Will General Motors ever fix itself? Facing a massive recall, declining market share and a huge blow to its credibility, the so-called “new” GM looks a lot like the “old” GM. Although the company is profitable now and has a solid balance sheet, one has to wonder what will happen in the next inevitable economic contraction.
Why is the “new,” post-bankruptcy, post-bailout GM stumbling? Trace it back to the bailout: GM should have gone through a normal, economic bankruptcy instead of a government-managed political bankruptcy. This political bankruptcy prevented GM from fully addressing its problems and preparing itself for the future.

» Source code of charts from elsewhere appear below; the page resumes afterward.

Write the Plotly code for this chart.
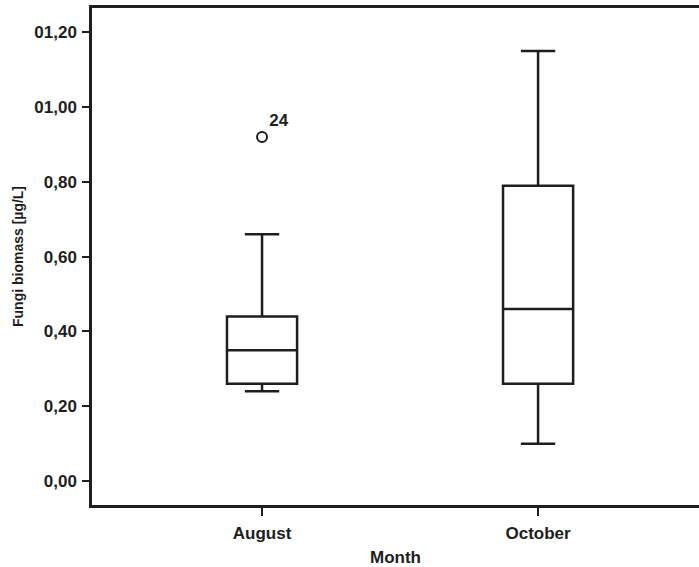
import plotly.graph_objects as go

months = ["August", "October"]
lower_whisker = [0.24, 0.10]
q1_vals = [0.26, 0.26]
medians = [0.35, 0.46]
q3_vals = [0.44, 0.79]
upper_whisker = [0.66, 1.15]

outlier_month = ["August"]
outlier_value = [0.92]
outlier_label = ["24"]

y_tick_vals = [0.0, 0.2, 0.4, 0.6, 0.8, 1.0, 1.2]
y_tick_text = ["0,00", "0,20", "0,40", "0,60", "0,80", "01,00", "01,20"]

ink = "#1e1e1e"
font_family = "Liberation Sans, Arial, sans-serif"

fig = go.Figure()
fig.add_trace(go.Box(
    x=months,
    q1=q1_vals,
    median=medians,
    q3=q3_vals,
    lowerfence=lower_whisker,
    upperfence=upper_whisker,
    width=0.254,
    whiskerwidth=0.49,
    fillcolor="white",
    line=dict(color=ink, width=2.5),
    boxpoints=False,
    showlegend=False,
    hoverinfo="skip",
))
fig.add_trace(go.Scatter(
    x=outlier_month,
    y=outlier_value,
    mode="markers+text",
    text=outlier_label,
    textposition="top right",
    textfont=dict(family=font_family, size=17, color=ink, weight="bold"),
    marker=dict(symbol="circle-open", size=10, color=ink, line=dict(width=2, color=ink)),
    showlegend=False,
    hoverinfo="skip",
))

fig.update_layout(
    width=699,
    height=567,
    margin=dict(l=92, r=0, t=8, b=62),
    paper_bgcolor="white",
    plot_bgcolor="white",
    font=dict(family=font_family, color=ink),
    xaxis=dict(
        type="category",
        range=[-0.616, 1.583],
        showline=True,
        linecolor=ink,
        linewidth=2.5,
        mirror=True,
        showgrid=False,
        zeroline=False,
        ticks="outside",
        ticklen=8,
        tickwidth=1.5,
        tickcolor=ink,
        tickfont=dict(family=font_family, size=17, color=ink, weight="bold"),
        ticklabelstandoff=3,
        title=dict(text="<b>Month</b>", font=dict(family=font_family, size=17, color=ink), standoff=10),
    ),
    yaxis=dict(
        range=[-0.064, 1.265],
        tickvals=y_tick_vals,
        ticktext=y_tick_text,
        showline=True,
        linecolor=ink,
        linewidth=2.5,
        showgrid=False,
        zeroline=False,
        ticks="outside",
        ticklen=7,
        tickwidth=1.5,
        tickcolor=ink,
        tickfont=dict(family=font_family, size=17, color=ink, weight="bold"),
        ticklabelstandoff=2,
        title=dict(text="<b>Fungi biomass [µg/L]</b>", font=dict(family=font_family, size=14, color=ink), standoff=8),
    ),
)

fig.write_html(
    "out.html",
    config={"displayModeBar": False},
    post_script="document.body.style.margin='0';document.body.style.overflow='hidden';",
)
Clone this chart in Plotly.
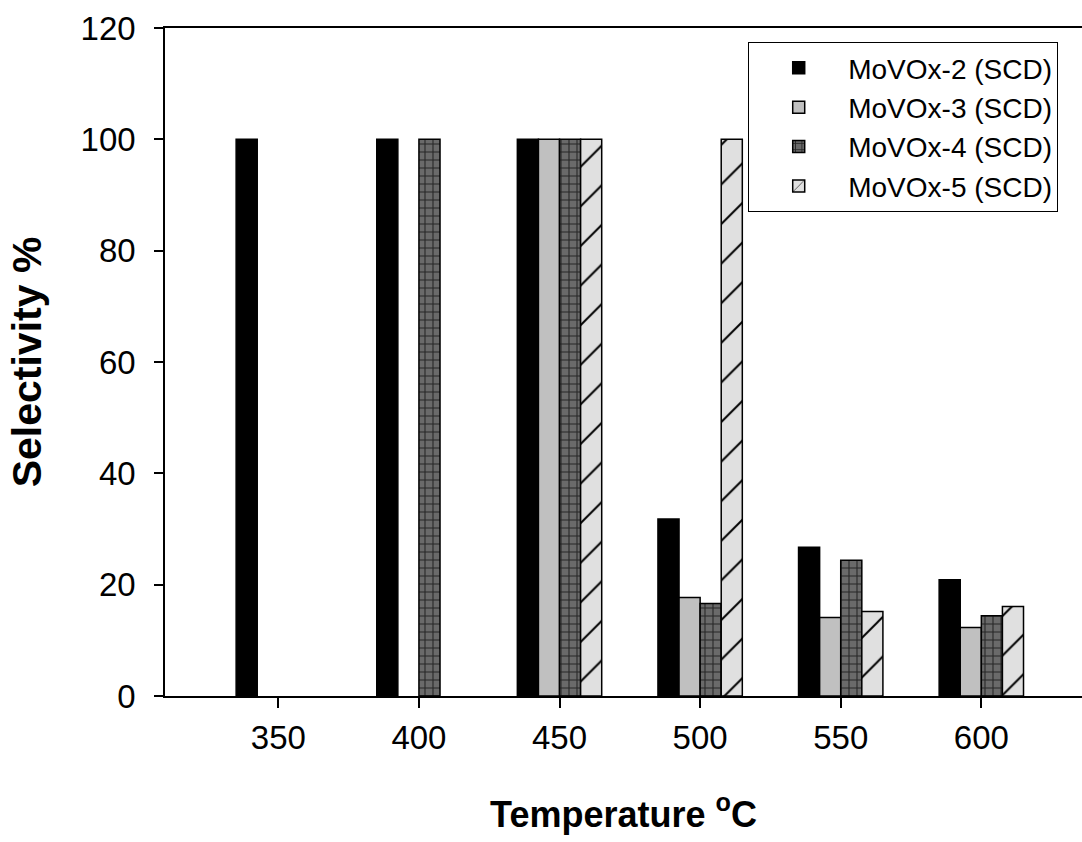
import plotly.graph_objects as go

# Reaction temperature (°C) and selectivity (%) per catalyst
temperatures = ["350", "400", "450", "500", "550", "600"]
movox2 = [100, 100, 100, 31.8, 26.7, 20.9]
movox3 = [None, None, 100, 17.7, 14.1, 12.3]
movox4 = [None, 100, 100, 16.6, 24.4, 14.4]
movox5 = [None, None, 100, 100, 15.2, 16.1]

series_names = ["MoVOx-2 (SCD)", "MoVOx-3 (SCD)", "MoVOx-4 (SCD)", "MoVOx-5 (SCD)"]
series_values = [movox2, movox3, movox4, movox5]

fills = [
    dict(color="#000000", pattern=dict(shape="")),
    dict(color="#c0c0c0", pattern=dict(shape="")),
    dict(color="#6a6a6a", pattern=dict(shape="+", fgcolor="#262626", bgcolor="#6a6a6a",
                                       size=8, solidity=0.25, fillmode="replace")),
    dict(color="#e0e0e0", pattern=dict(shape="/", fgcolor="#000000", bgcolor="#e0e0e0",
                                       size=28, solidity=0.07, fillmode="replace")),
]

fig = go.Figure()
for name, vals, fill in zip(series_names, series_values, fills):
    fig.add_trace(go.Bar(
        x=temperatures, y=vals, name=name,
        marker=dict(color=fill["color"], pattern=fill["pattern"],
                    line=dict(color="#000000", width=1.5)),
    ))

font_family = "Liberation Sans, Arial, sans-serif"

fig.update_layout(
    width=1082, height=842,
    margin=dict(l=165, r=0, t=28, b=146),
    paper_bgcolor="white", plot_bgcolor="white",
    barmode="group", bargap=0.4, bargroupgap=0,
    font=dict(family=font_family, color="black", size=33),
    showlegend=True,
    legend=dict(
        x=0.636, y=0.979, xanchor="left", yanchor="top",
        bgcolor="white", bordercolor="black", borderwidth=1,
        font=dict(size=28, family=font_family, color="black"),
        tracegroupgap=0, itemwidth=89,
    ),
    xaxis=dict(
        type="category", range=[-0.806, 5.716],
        showline=True, linecolor="black", linewidth=1.5, mirror=True,
        ticks="outside", ticklen=10, tickwidth=1.5, tickcolor="black",
        tickfont=dict(size=33), ticklabelstandoff=2, showgrid=False, zeroline=False,
        title=dict(text="<b>Temperature <sup>o</sup>C</b>", font=dict(size=36), standoff=46),
    ),
    yaxis=dict(
        range=[0, 120], dtick=20, tick0=0,
        showline=True, linecolor="black", linewidth=1.5, mirror=False,
        ticks="outside", ticklen=9, tickwidth=1.5, tickcolor="black",
        tickfont=dict(size=33), ticklabelstandoff=12, showgrid=False, zeroline=False,
        title=dict(text="<b>Selectivity %</b>", font=dict(size=41), standoff=26),
    ),
)

fig.write_html("out.html")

Good Bankruptcies and Bad Bankruptcies
The purpose of bankruptcy is twofold: 1) to determine whether a company can make a future for itself with a restructuring or if it is a lost cause and should be liquidated, and 2) if said company looks like it can succeed, to restructure it and fix as many of its problems as possible. GM was clearly a prime candidate for restructuring in 2009 with valuable assets, some strong brands and technology. Of course, politicians like President Obama and Vice-President Biden took advantage of the public’s confusion over how bankruptcy works to leave the public with the impression that the liquidation of GM was imminent – thus facilitating the unneeded government takeover.
An economic bankruptcy and restructuring (what GM should have had) means jettisoning debt, reworking labor and supplier contracts, shrinking to a “fixable” size – in other words getting down to your core competency, and clearing out the management that created the mess in the first place. And this process is not reserved for bankrupt companies. Any company having a near-death experience needs to follow this plan.
Such a bankruptcy process has been the well-worn path of now-successful companies who either went through bankruptcy or came close. Wilbur Ross saved LTV Steel this way. Lou Gerstner pulled IBM out of its death spiral. Alan Mulally turned Ford around. In each case the process was bloody and wrenching: layoffs, fire sales and nervous moments. But the result has been a trio of companies that returned to profitability and growth. Each of these leaders knew their companies had to focus on returning to profitability no matter how many jobs were lost or sacred cows would be sacrificed in the short-term. The alternative would have been liquidation and no jobs at all.
That remorseless (but ultimately successful) process did not happen at GM. Instead, GM went through a political bankruptcy. In doing so, the priorities of the federal government and Obama took precedence. In this political bankruptcy, the government wanted to protect the UAW, make the Volt, keep GM as big as possible and get out of bankruptcy as fast as possible.
The UAW did take a hit, though its president astonishingly said, “I think it’s a disgrace we had to do anything.” The Volt may be a decent car but its contribution to GM has been negligible. At a total volume of less than 75,000 units over four years, it is less than 1 percent of one year’s total sales volume. Not to mention that, after leading in sales in 2012 and 2013, it has fallen behind Nissan, Tesla and is barely holding off Toyota.
But the real costs to GM are the continued poor management and the poor choice not to shrink GM to a fixable size. The fast exit from bankruptcy meant that there was little time to dig into the company’s problems beyond contracts, debt, and pension obligations. A bankruptcy pursued by bondholders (who would have ended up with the equity upon exit) would have pushed for new management and a new corporate culture, just as Ross, Gerstner and Mulally did. What good is shedding debt if the same people are going to make the same mistakes?
We see now the results as the GM culture of cover-up continues. When Mulally started at Ford one of his first acts was to force his managers to face reality, admit their mistakes and then address those mistakes aggressively. Has GM turned that corner? It doesn’t look like it.